PA Archive/Press Association Images

Whether or not you believe he was once the most powerful man in the country, Alastair Campbell is still a very public figure and knows that his actions will always be under scrutiny.

In his heart of hearts he must regret not turning a blind eye and deaf ear to the man who verbally abused him in Perrin’s Lane, though given the degree of provocation, and the CCTV evidence, it appears he behaved with a degree of restraint.

Nevertheless, for a man of his standing it was undoubtedly a yellow card offence.

Had he ever realised his boyhood dream of playing football for his beloved Burnley FC, many pundits would surely be arguing that if he had raised a retaliatory arm on the field of play, the referee would have been within his rights to brandish a straight red...though not in my book.
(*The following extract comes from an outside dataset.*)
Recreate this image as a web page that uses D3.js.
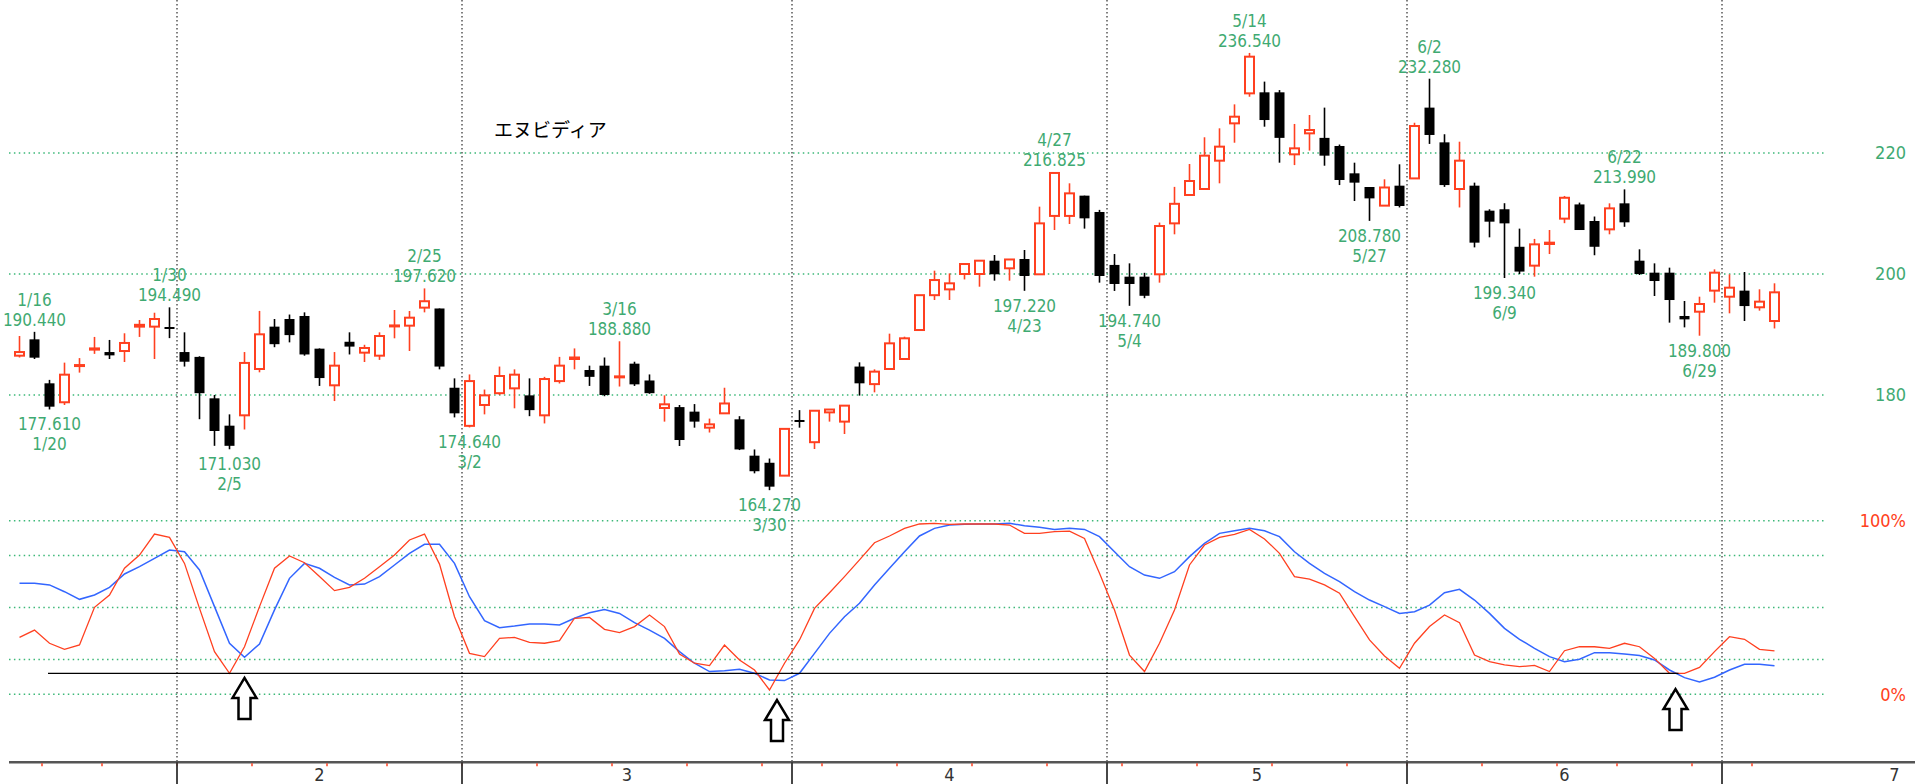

To put all this in perspective it was a pretty minor offence when compared to John Prescott’s infamous left hook, or anything the Gallagher brothers might have hurled in the direction of probing reporters or snapping paparazzi during their heyday.

Celebrity or not, everyone, including Alastair Campbell, has a right to walk the streets without being abused, and this particularly nauseous attack was so vile that the actual words cannot be printed in a family newspaper.

The instigator might count himself lucky that he was not on the receiving end of anything more damaging.

Mr Campbell is not and never has been an elected politician but the person who comes out of this whole unsavoury episode with the least credit certainly is.

Old adversary George Galloway displayed all the gloating relish of the cat who licked the cream when he took to social media to say that he was ‘investigating’ after the incident, for whatever dubious reason, was reported to him.

If anything truly untoward had happened, it was a matter for the police, not for a politician whose involvement could never be regarded as impartial or objective.

This had nothing to do with George Galloway but it was by no means the first time he has poked his whiskers where they don’t belong, though seldom with such little cause.